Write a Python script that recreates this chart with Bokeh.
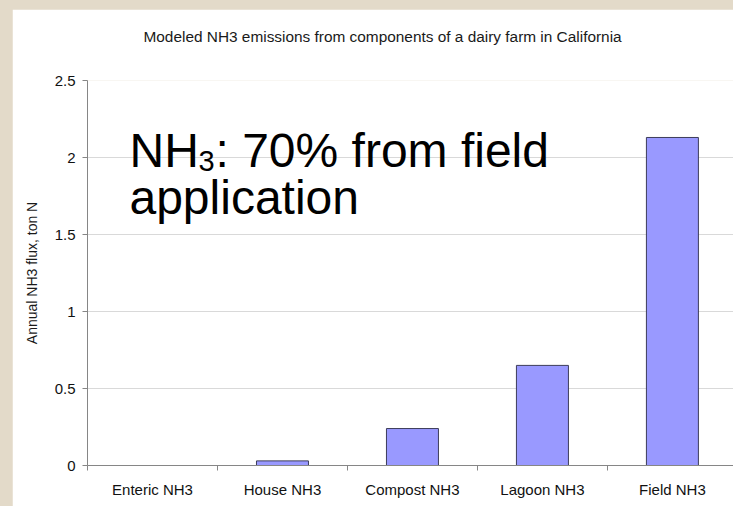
from bokeh.plotting import figure
from bokeh.models import Range1d, FixedTicker, Label, LinearAxis
from bokeh.embed import file_html
from bokeh.resources import INLINE

# ---- data ----
categories = ["Enteric NH3", "House NH3", "Compost NH3", "Lagoon NH3", "Field NH3"]
emissions = [0.0, 0.03, 0.24, 0.65, 2.13]
y_ticks = [0, 0.5, 1, 1.5, 2, 2.5]
y_tick_labels = ["0", "0.5", "1", "1.5", "2", "2.5"]
title_text = "Modeled NH3 emissions from components of a dairy farm in California"
y_label = "Annual NH3 flux, ton N"

FONT = "Liberation Sans"
AXIS_COLOR = "#868686"

xs = [i + 0.5 for i in range(len(categories))]
boundaries = list(range(len(categories) + 1))

p = figure(width=721, height=497,
           x_range=Range1d(0, 4.97), y_range=Range1d(0, 2.5),
           output_backend="svg", toolbar_location=None,
           min_border_left=75, min_border_right=0,
           min_border_top=71, min_border_bottom=41)
p.margin = (9, 0, 0, 12)
p.background_fill_color = "white"
p.border_fill_color = "white"
p.outline_line_color = None

# title, drawn as the single label of an otherwise invisible top axis
title_pos = 2.27
title_axis = LinearAxis(ticker=FixedTicker(ticks=[title_pos]),
                        major_label_overrides={title_pos: title_text},
                        axis_line_color=None, major_tick_line_color=None,
                        minor_tick_line_color=None, major_tick_in=0, major_tick_out=0,
                        major_label_standoff=36,
                        major_label_text_font=FONT, major_label_text_font_size="15.4px",
                        major_label_text_color="#1a1a1a")
p.add_layout(title_axis, "above")

# bars
p.vbar(x=xs, top=emissions, width=0.4, bottom=0,
       fill_color="#9999ff", line_color="#3c3c5a", line_width=1)

# y axis
yt = FixedTicker(ticks=y_ticks)
p.yaxis.ticker = yt
p.yaxis.major_label_overrides = dict(zip(y_ticks, y_tick_labels))
p.yaxis.axis_line_color = AXIS_COLOR
p.yaxis.major_tick_line_color = AXIS_COLOR
p.yaxis.major_tick_out = 5
p.yaxis.major_tick_in = 0
p.yaxis.minor_tick_line_color = None
p.yaxis.major_label_text_font = FONT
p.yaxis.major_label_text_font_size = "15px"
p.yaxis.major_label_text_color = "#111111"
p.yaxis.major_label_standoff = 7
p.yaxis.axis_label = y_label
p.yaxis.axis_label_text_font = FONT
p.yaxis.axis_label_text_font_size = "14px"
p.yaxis.axis_label_text_font_style = "normal"
p.yaxis.axis_label_text_color = "#1a1a1a"
p.yaxis.axis_label_standoff = 12

# x axis (bottom): labels at category centres, tick marks at category boundaries
xaxis = p.below[0]
xaxis.ticker = FixedTicker(ticks=xs, minor_ticks=boundaries)
xaxis.major_label_overrides = dict(zip(xs, categories))
xaxis.axis_line_color = AXIS_COLOR
xaxis.major_tick_line_color = None
xaxis.major_tick_out = 5
xaxis.major_tick_in = 0
xaxis.minor_tick_line_color = AXIS_COLOR
xaxis.minor_tick_out = 5
xaxis.minor_tick_in = 0
xaxis.major_label_text_font = FONT
xaxis.major_label_text_font_size = "15px"
xaxis.major_label_text_color = "#111111"
xaxis.major_label_standoff = 10

# grid
p.xgrid.visible = False
p.ygrid.ticker = yt
p.ygrid.grid_line_color = "#d9d9d9"
p.ygrid.grid_line_width = 1

# big annotation text
ax, ay1, ay2 = 0.323, 2.045, 1.739
big = "48px"
p.add_layout(Label(x=ax, y=ay1, text="NH", text_font=FONT, text_font_size=big,
                   text_baseline="alphabetic", text_color="black"))
p.add_layout(Label(x=ax, y=ay1, x_offset=69, y_offset=-10, text="3", text_font=FONT,
                   text_font_size="29px", text_baseline="alphabetic", text_color="black"))
p.add_layout(Label(x=ax, y=ay1, x_offset=86, text=": 70% from field", text_font=FONT,
                   text_font_size=big, text_baseline="alphabetic", text_color="black"))
p.add_layout(Label(x=ax, y=ay2, text="application", text_font=FONT, text_font_size=big,
                   text_baseline="alphabetic", text_color="black"))

html = file_html(p, INLINE)
html = html.replace("<head>", "<head><style>html,body{background:#e3dac9;overflow:hidden;}</style>", 1)
open("out.html", "w").write(html)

:::::

▶ [Set task]:
Repeat, word for word and with no pictures, only the lines running from the beginning of the data to the line that contains "from bokeh.resources import INLINE".

▶ [Finished exercise]:
Write a Python script that recreates this chart with Bokeh.
from bokeh.plotting import figure
from bokeh.models import Range1d, FixedTicker, Label, LinearAxis
from bokeh.embed import file_html
from bokeh.resources import INLINE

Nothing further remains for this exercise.